Hele 16 yaşında. Ailesiyle birlikte savaş yüzünden Irak’tan kaçıp Türkiye’ye geldi. Bu yüzden de beşinci sınıftan sonra okulu bırakmak zorunda kaldı.
“Bizim kültürümüzde, kız çocukları erken yaşta evlendirilir. Bu çok yaygın bir uygulama, özellikle kız çocuk okumuyorsa. Ben erken yaşta evlenmek istemiyorum” diyor Hele. UNFPA’in Eskişehir Osmangazi Üniversitesi iş birliği ile hizmet veren Eskişehir’deki kadınlara ve kız çocuklarına yönelik “Kadın Sağlığı Danışma Merkezi” merkezi sayesinde, Hele Türkiye’de eğitimime devam etme şansı yakaladı. “Önce ailemin güvenini kazandılar. Sonra da onları bu yaşta birine eş olmamam ve okula gitmem gerektiği konusunda ikna ettiler. Bu sayede hayatım tamamen değişti.”
2017 yılında ailesiyle birlikte savaştan kaçıp Türkiye’ye geldiğinde 13 yaşındaydı Hele.
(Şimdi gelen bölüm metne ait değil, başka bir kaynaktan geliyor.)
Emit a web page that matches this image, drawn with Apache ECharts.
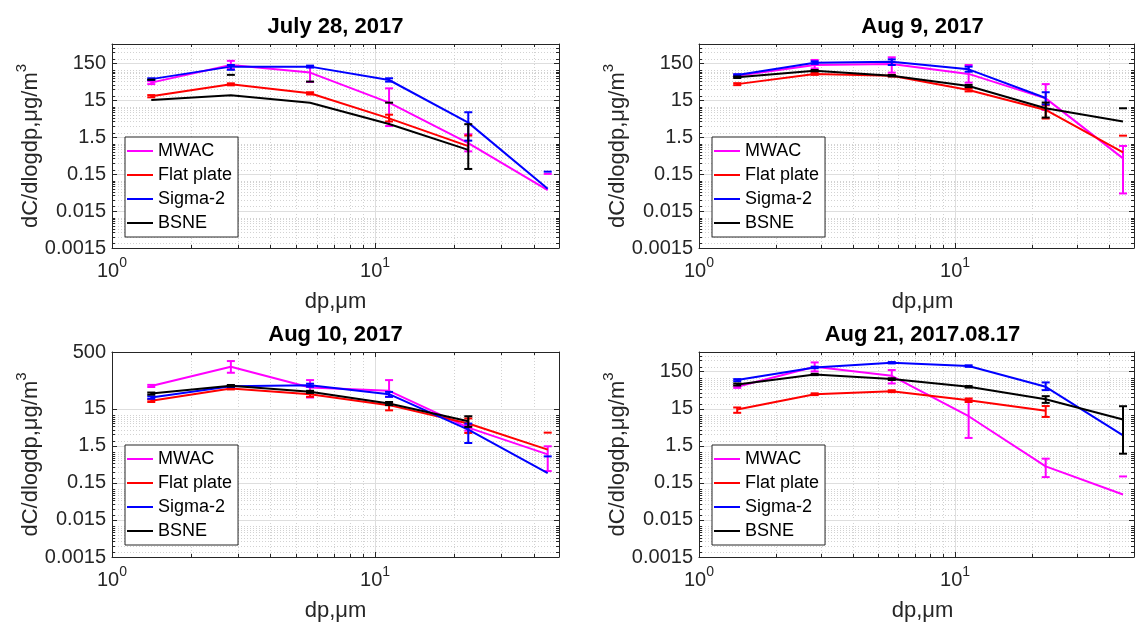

Kız çocuklarının kendilerini değersiz hissettikleri, erkek çocuklarına tanınan eğitim hakkı gibi fırsatların kız çocuklarına tanınmadığı, ailelerin ve toplumun kız çocuklarını evde kalmaya zorladığı, hareketlerini ve dış dünyayla ilişkilerini kısıtladığı ve hatta onları çocuk yaşta evlenmeye teşvik ettiği bir toplumda büyüdü. UNFPA’in insani yardım hizmetleriyle tanışana kadar ailesiyle birlikte geldiği Türkiye’de de durum bundan çok da farklı değildi. Bu karşılaşma Hele için değişimin başlangıcıydı.
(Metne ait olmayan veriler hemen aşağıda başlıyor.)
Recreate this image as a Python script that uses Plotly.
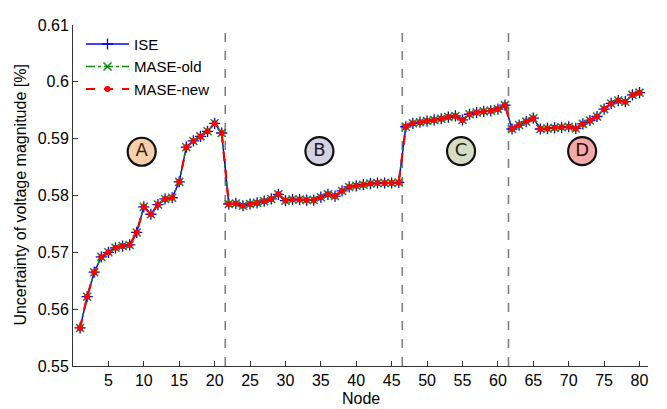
import plotly.graph_objects as go

nodes = list(range(1, 81))

ise = [0.5567, 0.5622, 0.5665, 0.5692, 0.5700, 0.5708, 0.5711, 0.5713, 0.5735, 0.5780,
       0.5767, 0.5784, 0.5794, 0.5796, 0.5824, 0.5885, 0.5896, 0.5904, 0.5913, 0.5927,
       0.5910,
       0.5785, 0.5786, 0.5782, 0.5785, 0.5787, 0.5790, 0.5794, 0.5802, 0.5791, 0.5793,
       0.5793, 0.5792, 0.5792, 0.5797, 0.5802, 0.5799, 0.5808, 0.5815, 0.5817, 0.5819,
       0.5821, 0.5822, 0.5822, 0.5822, 0.5823,
       0.5921, 0.5927, 0.5929, 0.5931, 0.5933, 0.5935, 0.5938, 0.5940, 0.5933, 0.5943,
       0.5946, 0.5948, 0.5949, 0.5952, 0.5959,
       0.5917, 0.5924, 0.5930, 0.5936, 0.5917, 0.5918, 0.5919, 0.5920, 0.5921, 0.5918,
       0.5926, 0.5932, 0.5939, 0.5952, 0.5962, 0.5967, 0.5965, 0.5977, 0.5981]
mase_old = list(ise)
mase_new = list(ise)

boundaries = [21.5, 46.5, 61.5]

region_labels = ["A", "B", "C", "D"]
region_x = [9.7, 34.8, 54.8, 71.9]
region_y = [0.5877, 0.5878, 0.5878, 0.5878]
region_fill = ["#f7cfaa", "#d3d1e3", "#d6ddc3", "#f5aaaa"]
region_text = ["#3a200a", "#1a1a26", "#1a2612", "#3a0808"]

y_ticks = [0.55, 0.56, 0.57, 0.58, 0.59, 0.60, 0.61]
y_ticktext = ["0.55", "0.56", "0.57", "0.58", "0.59", "0.6", "0.61"]
x_ticks = list(range(5, 81, 5))

font_family = "Liberation Sans, Arial, sans-serif"

fig = go.Figure()

for b in boundaries:
    fig.add_shape(type="line", x0=b, x1=b, y0=0.55, y1=0.61, xref="x", yref="y",
                  line=dict(color="#808080", width=1.6, dash="dash"), layer="below")

fig.add_trace(go.Scatter(x=nodes, y=ise, name="ISE", mode="lines+markers",
                         line=dict(color="#0000ff", width=1.5),
                         marker=dict(symbol="cross-thin", size=8,
                                     line=dict(color="#0000ff", width=1.3))))
fig.add_trace(go.Scatter(x=nodes, y=mase_old, name="MASE-old", mode="lines+markers",
                         line=dict(color="#108a10", width=1.5, dash="dashdot"),
                         marker=dict(symbol="x-thin", size=8,
                                     line=dict(color="#108a10", width=1.5))))
fig.add_trace(go.Scatter(x=nodes, y=mase_new, name="MASE-new", mode="lines+markers",
                         line=dict(color="#ff0000", width=2.2, dash="dash"),
                         marker=dict(symbol="circle", size=6, color="#ff0000")))

fig.add_trace(go.Scatter(x=region_x, y=region_y, mode="markers+text", showlegend=False,
                         text=region_labels, textposition="middle center",
                         textfont=dict(family="DejaVu Sans, sans-serif", size=18, color=region_text),
                         marker=dict(size=28, color=region_fill,
                                     line=dict(color="#111111", width=2.2)),
                         hoverinfo="skip"))

fig.add_annotation(text="Node", xref="paper", yref="paper", x=0.5, y=-0.094,
                   xanchor="center", yanchor="middle", showarrow=False,
                   font=dict(size=16, family=font_family, color="black"))
fig.add_annotation(text="Uncertainty of voltage magnitude [%]", xref="paper", yref="paper",
                   x=-0.092, y=0.5, xanchor="center", yanchor="middle", textangle=-90,
                   showarrow=False, font=dict(size=16, family=font_family, color="black"))

# page body has an 8px margin, so the figure is sized/offset to compensate
fig.update_layout(
    width=659, height=401,
    margin=dict(l=65, r=19, t=17, b=43),
    paper_bgcolor="white", plot_bgcolor="white",
    font=dict(family=font_family, size=16, color="black"),
    showlegend=True,
    legend=dict(x=0.0139, y=0.992, xanchor="left", yanchor="top",
                bgcolor="rgba(255,255,255,0)", font=dict(size=15),
                tracegroupgap=0, itemwidth=43),
    xaxis=dict(range=[0, 81.2], tickvals=x_ticks, ticks="inside", ticklen=5,
               tickcolor="#333333", showgrid=False, zeroline=False,
               showline=True, linecolor="#333333", linewidth=1,
               automargin=False, tickfont=dict(size=16)),
    yaxis=dict(range=[0.55, 0.61], tickvals=y_ticks, ticktext=y_ticktext,
               ticks="inside", ticklen=5, tickcolor="#333333",
               showgrid=False, zeroline=False, showline=True,
               linecolor="#333333", linewidth=1,
               automargin=False, tickfont=dict(size=16)),
)

fig.write_html("out.html")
“İlk aylar çok zordu. Türkçe’yi ne konuşabiliyor ne de yazabiliyordum. Ailem güvende hissetmiyordu ve dışarı çıkmamıza bile izin vermiyorlardı. Bizi yeniden okula göndermeyi düşünmediler bile. Büyük ihtimalle çocuk yaşta evlenip gidecektik. Sonra ben Türkçe dil kursu veren bu merkezi duydum. Ailemle birlikte gittik. Onlar da mülteci ve göçmenler için yapılan oryantasyona katıldılar. İşte bu oryantasyonla birlikte bir umut ışığı doğdu. Ama sonrası hayallerimin de ötesindeydi.”
Türkçe öğrenmeye başlayan ve merkezin sağladığı hizmetlerle güçlenen Hele’nin erken yaşta evlilikle ilgili korkuları da kısa zamanda kayboldu. Bu korkuların yerini üniversite hayallerinin alması ise uzun sürmedi.
“Ailem merkeze güvendi. Fark ettiler ki burada sağlanan hizmetler sadece faydalı değil aynı zamanda hayatımızı olumlu yönde değiştirebilecek çok büyük fırsatlar. Böylelikle hem Türkçe derslerine gitmeme hem de okulumu tamamlayabilmem için gereken tamamlayıcı dersleri almama izin verdiler. Yani burada sadece Türkçe öğrenmiyorum aynı zamanda ortaokulu uzaktan bitirmeme yardımcı olacak hazırlık derslerine de katılıyorum. Dahası da var. Bir de tiyatro ve okçuluk dersleri aldım, yeni arkadaşlar edindim. Özgüvenimi geri kazandım.”
Hele şimdi üniversiteye gitme hayalleri kuruyor ve UNFPA’nin ona ettiği gibi o da başka insanlara yardım edebileceği bir meslek sahibi olmak istiyor.
Kadınlar ve Kız Çocukları için Güvenli Alanlar projesi, İsveç’in Kalkınma İşbirliği Ajansı - SIDA’nın finansal desteği ile, mülteciler ve göçmenler başta olmak üzere en kırılgan durumdaki kadınlara ve kız çocuklarına yönelik cinsel sağlık ve üreme sağlığı ile toplumsal cinsiyete dayalı şiddeti önleme ve müdahale hizmetleri ve psikososyal destek sağlanıyor. Merkezlerde ayrıca meslek, dil ve hobi kursları, tiyatro ve okçuluk dersleri ile piknikler gibi sosyalleşme etkinlikleri de düzenleniyor.